Ready, steady, reactivate So what should you do if you can’t get a hot rig? You’ll have to conduct a rig intake process involving a rig that is nonoperational, and requires reactivation. A reactivation process can be extensive and unpredictable. Having an understanding of the technical and regulatory challenges can help you successfully and cost effectively tender, select and accept a non-operational rig onto contract.
1. Develop review of rig status
Gaining an understanding of the status of class, the depth of reactivation required and any remedial or deferred maintenance that is outstanding is key to knowing where future operational or regulatory risk is a threat. The rig tender process does not always give you full visibility of these issues, therefore addressing them early on provides you with a comfort factor as to the status of the rig and if the rig owner can realistically reactivate to meet the intended spud date.
2. Review of jurisdiction compliance
Many rig owners are marketing their rigs internationally, meaning that if successful, some may move from one regulatory regime to another. The regulatory bodies have shown an interest in rigs entering their respective regions, with increased focus on rigs which have been non-operational. Depending on the specific regulatory regime, as an operator you have a duty of care and legal responsibility to ensure that the rig you have selected will enter and operate in the new regulatory region, within compliance. This issue should be recognised as a real risk to the start of drilling operations and an effective review process should be established; monitoring the activity of the rig owner to achieve the level of compliance prior to entering the new region. Consideration should be given to any analysis of the gaps or difference between respective regimes, any region specific documentation (for example the Safety Case) and the project plan that the rig owner has put in place. In some cases a rig owner may have to initiate some modifications to the rig to meet compliance and a shipyard project could be required.
3. Audit and implementation of management systems
Where a rig has been non-operational, and/or is moving regulatory regimes, the completeness and robustness of the management systems (including HSE, Emergency Preparedness and Crew Competence) should be assessed. Typically until a rig owner secures a drilling contract, they may not follow a management system of an operational rig. For example, the rig will not be fully crewed and will not be following the full maintenance management plans. Readopting the various management systems will be a staged and progressive process by the rig owner. This is an area that should be of focus for any operator; it’s key to identify critical issues early on and work together with the rig owner to understand the status of the management systems and plan to readopt them onto the rig. It’s likely that new crew will be recruited who are unfamiliar with the rig and management systems, or that previously employed crew are brought back after a long period of being off the rig. As the spud dates gets closer, the ability of the rig and its crew to demonstrate understanding of the various management systems and verify implementation, will be critical to satisfy operator and regulatory body requirements.

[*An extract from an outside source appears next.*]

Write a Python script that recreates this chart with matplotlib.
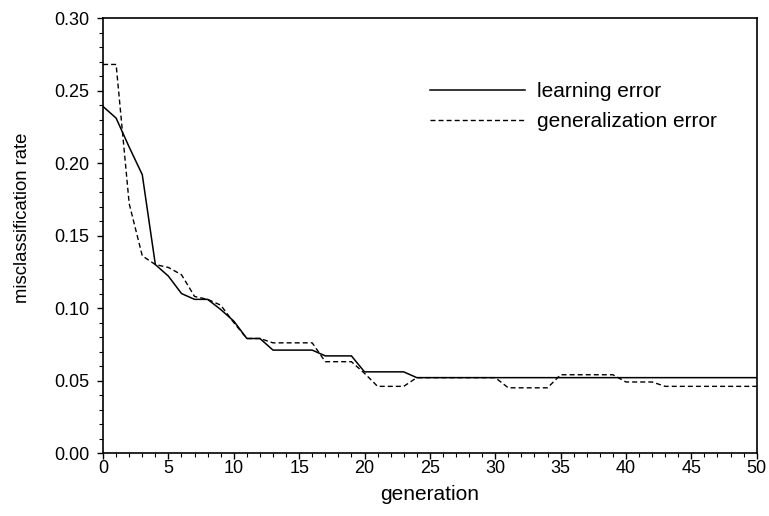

4. Identify and manage risk
It is important to note that regardless of the type and generation of rig, the level of risk depends on the robustness of the rig owners’ method of stacking and how they plan to reinstate operational management systems. Risks can emanate from three main elements, the People, the Systems and the Equipment (PSE):
People • Loss of key rig personnel who have familiarity with the rig from previous well operations. The risk includes different crew members not being familiar with the equipment and systems, where regular crew have undergone specific Original Equipment Manufacturer (OEM) training and are switched out for less expensive qualified alternatives. This can result in reduced knowledge of the rig during the reactivation period and cause delays. • The morale of the remaining rig personnel is a risk to the integrity of the equipment; short cuts are taken, budgets are hard to obtain and personal remuneration has been cut. This can result in the completion of regular maintenance work orders being skipped on a non-operational rig. • Project personnel are brought in too late (including internal Technical Authorities, Project Managers, Project Engineers, Project Buyers, etc.) to manage the reactivation process. Generally they can be disorganised and unfamiliar with the rig, with ineffective planning causing delays. For example, ordering spare parts which have a lead time can generally be attributed to poor planning.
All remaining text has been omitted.